TASK PROMPT: The lines to extract run from the first line of the material below to the line containing "-0.7599, -0.7440, -0.7440];", both included; leave the pictures behind.

RECORDED INFORMATION:
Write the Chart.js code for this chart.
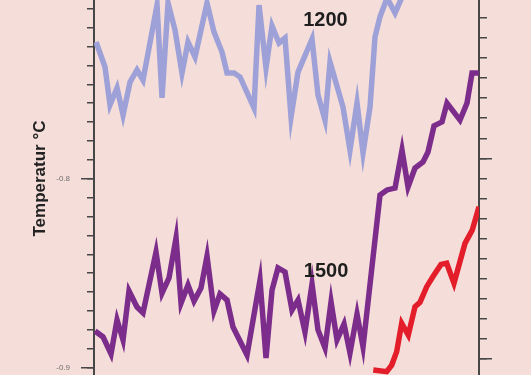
<!DOCTYPE html>
<html>
<head>
<meta charset="utf-8">
<script src="https://cdn.jsdelivr.net/npm/chart.js@4"></script>
<style>
  html, body { margin: 0; padding: 0; width: 531px; height: 375px; overflow: hidden; background: #f5ded9; }
  /* the picture is a crop of a taller chart, so the canvas runs a little past the top edge */
  #wrap { position: absolute; left: 0; top: -18px; width: 531px; height: 393px; }
</style>
</head>
<body>
<div id="wrap"><canvas id="chart"></canvas></div>
<script>
//series "1200" (light violet)
const x1200 = [0.16, 1.56, 2.34, 3.44, 4.38, 5.47, 6.56, 7.5, 9.69, 10.47, 11.41, 12.5, 13.59, 14.53, 15.63,
  17.5, 18.59, 19.84, 20.63, 21.72, 22.66, 24.84, 25.63, 26.72, 27.66, 28.75, 29.69, 30.63, 31.72, 33.91,
  34.84, 35.94, 36.72, 38.75, 39.84, 40.94, 41.88, 42.97, 43.75, 44.53, 45.63, 46.88, 47.97, 49.06];
const temp1200 = [-0.7276, -0.7408, -0.7609, -0.7519, -0.7662, -0.7488, -0.7424, -0.7477, -0.7080, -0.7572,
  -0.7069, -0.7212, -0.7440, -0.7276, -0.7355, -0.7069, -0.7223, -0.7329, -0.7440, -0.7440, -0.7461,
  -0.7625, -0.7080, -0.7413, -0.7191, -0.7281, -0.7255, -0.7673, -0.7435, -0.7260, -0.7556, -0.7689,
  -0.7382, -0.7620, -0.7848, -0.7599, -0.7863, -0.7620, -0.7249, -0.7143, -0.7043, -0.7122, -0.7038, -0.7011];

//series "1500" (purple)
const x1500 = [0, 1.25, 2.5, 3.44, 4.38, 5.31, 6.56, 7.5, 9.53, 10.47, 11.56, 12.66, 13.44, 14.53, 15.47,
  16.56, 17.5, 18.59, 19.53, 20.63, 21.56, 23.75, 25.78, 26.72, 27.66, 28.59, 29.69, 30.78, 31.72, 32.81,
  33.91, 34.84, 35.94, 36.88, 37.81, 38.91, 39.84, 40.94, 41.88, 44.53, 45.63, 46.88, 47.97, 48.91, 50.0,
  51.25, 52.03, 52.97, 54.22, 55.0, 57.03, 58.13, 58.91, 60];
const temp1500 = [-0.8806, -0.8837, -0.8927, -0.8747, -0.8853, -0.8594, -0.8679, -0.8710, -0.8388, -0.8605,
  -0.8525, -0.8313, -0.8658, -0.8562, -0.8647, -0.8578, -0.8409, -0.8700, -0.8610, -0.8642, -0.8785,
  -0.8933, -0.8536, -0.8949, -0.8589, -0.8472, -0.8493, -0.8695, -0.8642, -0.8811, -0.8557, -0.8800,
  -0.8896, -0.8652, -0.8853, -0.8769, -0.8922, -0.8716, -0.8890, -0.8086, -0.8059, -0.8049, -0.7848,
  -0.8043, -0.7943, -0.7911, -0.7858, -0.7720, -0.7699, -0.7599, -0.7689, -0.7599, -0.7440, -0.7440];

//red series
const xRed = [43.48, 45.58, 46.36, 47.14, 47.92, 48.95, 50.0, 50.78, 51.83, 52.86, 54.06, 54.95, 56.09,
  57.81, 58.95, 60];
const tempRed = [-0.9012, -0.9021, -0.8986, -0.8915, -0.8765, -0.8827, -0.8677, -0.8654, -0.8571, -0.8515,
  -0.8453, -0.8447, -0.8553, -0.8342, -0.8271, -0.8148];

//text written inside the plot
const labelText = ['1200', '1500'];
const labelX = [36.0, 36.1];
const labelY = [-0.7161, -0.8492];

//visible value range of both vertical axes
const leftMin = -0.903865, leftMax = -0.695818;
const rightMin = -0.10813, rightMax = 0.08797;

const axisColor = '#474747';
const fontFamily = '"Liberation Sans", Arial, sans-serif';

function toPoints(xs, ys) {
  return xs.map((x, i) => ({ x: x, y: ys[i] }));
}

//force a fixed axis box width and drop the label padding Chart.js adds
function fixWidth(w) {
  return function(scale) {
    scale.width = w;
    scale.paddingTop = 0;
    scale.paddingBottom = 0;
  };
}

//draws the "1200" / "1500" captions at data positions
const captionPlugin = {
  id: 'captions',
  afterDatasetsDraw(chart) {
    const ctx = chart.ctx;
    const xs = chart.scales.x, ys = chart.scales.y;
    ctx.save();
    ctx.font = 'bold 20px ' + fontFamily;
    ctx.fillStyle = '#1e1e1e';
    ctx.textAlign = 'center';
    ctx.textBaseline = 'middle';
    labelText.forEach((t, i) => {
      ctx.fillText(t, xs.getPixelForValue(labelX[i]), ys.getPixelForValue(labelY[i]));
    });
    ctx.restore();
  }
};

function lineSet(label, xs, ys, color) {
  return {
    label: label, data: toPoints(xs, ys), borderColor: color, backgroundColor: color,
    borderWidth: 5.5, pointRadius: 0, tension: 0, fill: false,
    borderJoinStyle: 'miter', borderCapStyle: 'butt', yAxisID: 'y'
  };
}

const ctx = document.getElementById('chart').getContext('2d');
new Chart(ctx, {
  type: 'line',
  data: {
    datasets: [
      lineSet('1200', x1200, temp1200, '#9ea1d7'),
      lineSet('1500', x1500, temp1500, '#7c2d8c'),
      lineSet('red', xRed, tempRed, '#e31d2a')
    ]
  },
  options: {
    responsive: true,
    maintainAspectRatio: false,
    animation: false,
    layout: { padding: 0 },
    plugins: { legend: { display: false }, tooltip: { enabled: false } },
    scales: {
      x: { type: 'linear', display: false, min: -0.16, max: 60 },
      //left minor ticks
      y: {
        position: 'left', weight: 0, min: leftMin, max: leftMax,
        ticks: { display: false, stepSize: 0.01, includeBounds: false, autoSkip: false },
        grid: { drawOnChartArea: false, tickLength: 7, color: axisColor, lineWidth: 1.5 },
        border: { display: false },
        afterFit: fixWidth(0)
      },
      //left major ticks, labels and title
      yMajor: {
        position: 'left', weight: 1, min: leftMin, max: leftMax,
        ticks: {
          stepSize: 0.1, includeBounds: false, autoSkip: false, padding: 11,
          color: '#6e6e6e', font: { family: fontFamily, size: 8 },
          callback: v => v.toFixed(1)
        },
        grid: { drawOnChartArea: false, tickLength: 13, color: axisColor, lineWidth: 1.5 },
        border: { display: true, color: axisColor, width: 2 },
        title: {
          display: true, text: 'Temperatur °C', color: '#222',
          font: { family: fontFamily, size: 17, weight: 'bold' },
          padding: { top: 30, bottom: 0 }
        },
        afterFit: fixWidth(94)
      },
      //right minor ticks
      r: {
        position: 'right', weight: 0, min: rightMin, max: rightMax,
        ticks: { display: false, stepSize: 0.01, includeBounds: false, autoSkip: false },
        grid: { drawOnChartArea: false, tickLength: 8, color: axisColor, lineWidth: 1.5 },
        border: { display: false },
        afterFit: fixWidth(0)
      },
      //right major ticks
      rMajor: {
        position: 'right', weight: 1, min: rightMin, max: rightMax,
        ticks: { display: false, stepSize: 0.1, includeBounds: false, autoSkip: false },
        grid: { drawOnChartArea: false, tickLength: 13, color: axisColor, lineWidth: 1.5 },
        border: { display: true, color: axisColor, width: 2 },
        afterFit: fixWidth(52)
      }
    }
  },
  plugins: [captionPlugin]
});
</script>
</body>
</html>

OUTPUT FOR THIS TASK:
Write the Chart.js code for this chart.
<!DOCTYPE html>
<html>
<head>
<meta charset="utf-8">
<script src="https://cdn.jsdelivr.net/npm/chart.js@4"></script>
<style>
  html, body { margin: 0; padding: 0; width: 531px; height: 375px; overflow: hidden; background: #f5ded9; }
  /* the picture is a crop of a taller chart, so the canvas runs a little past the top edge */
  #wrap { position: absolute; left: 0; top: -18px; width: 531px; height: 393px; }
</style>
</head>
<body>
<div id="wrap"><canvas id="chart"></canvas></div>
<script>
//series "1200" (light violet)
const x1200 = [0.16, 1.56, 2.34, 3.44, 4.38, 5.47, 6.56, 7.5, 9.69, 10.47, 11.41, 12.5, 13.59, 14.53, 15.63,
  17.5, 18.59, 19.84, 20.63, 21.72, 22.66, 24.84, 25.63, 26.72, 27.66, 28.75, 29.69, 30.63, 31.72, 33.91,
  34.84, 35.94, 36.72, 38.75, 39.84, 40.94, 41.88, 42.97, 43.75, 44.53, 45.63, 46.88, 47.97, 49.06];
const temp1200 = [-0.7276, -0.7408, -0.7609, -0.7519, -0.7662, -0.7488, -0.7424, -0.7477, -0.7080, -0.7572,
  -0.7069, -0.7212, -0.7440, -0.7276, -0.7355, -0.7069, -0.7223, -0.7329, -0.7440, -0.7440, -0.7461,
  -0.7625, -0.7080, -0.7413, -0.7191, -0.7281, -0.7255, -0.7673, -0.7435, -0.7260, -0.7556, -0.7689,
  -0.7382, -0.7620, -0.7848, -0.7599, -0.7863, -0.7620, -0.7249, -0.7143, -0.7043, -0.7122, -0.7038, -0.7011];

//series "1500" (purple)
const x1500 = [0, 1.25, 2.5, 3.44, 4.38, 5.31, 6.56, 7.5, 9.53, 10.47, 11.56, 12.66, 13.44, 14.53, 15.47,
  16.56, 17.5, 18.59, 19.53, 20.63, 21.56, 23.75, 25.78, 26.72, 27.66, 28.59, 29.69, 30.78, 31.72, 32.81,
  33.91, 34.84, 35.94, 36.88, 37.81, 38.91, 39.84, 40.94, 41.88, 44.53, 45.63, 46.88, 47.97, 48.91, 50.0,
  51.25, 52.03, 52.97, 54.22, 55.0, 57.03, 58.13, 58.91, 60];
const temp1500 = [-0.8806, -0.8837, -0.8927, -0.8747, -0.8853, -0.8594, -0.8679, -0.8710, -0.8388, -0.8605,
  -0.8525, -0.8313, -0.8658, -0.8562, -0.8647, -0.8578, -0.8409, -0.8700, -0.8610, -0.8642, -0.8785,
  -0.8933, -0.8536, -0.8949, -0.8589, -0.8472, -0.8493, -0.8695, -0.8642, -0.8811, -0.8557, -0.8800,
  -0.8896, -0.8652, -0.8853, -0.8769, -0.8922, -0.8716, -0.8890, -0.8086, -0.8059, -0.8049, -0.7848,
  -0.8043, -0.7943, -0.7911, -0.7858, -0.7720, -0.7699, -0.7599, -0.7689, -0.7599, -0.7440, -0.7440];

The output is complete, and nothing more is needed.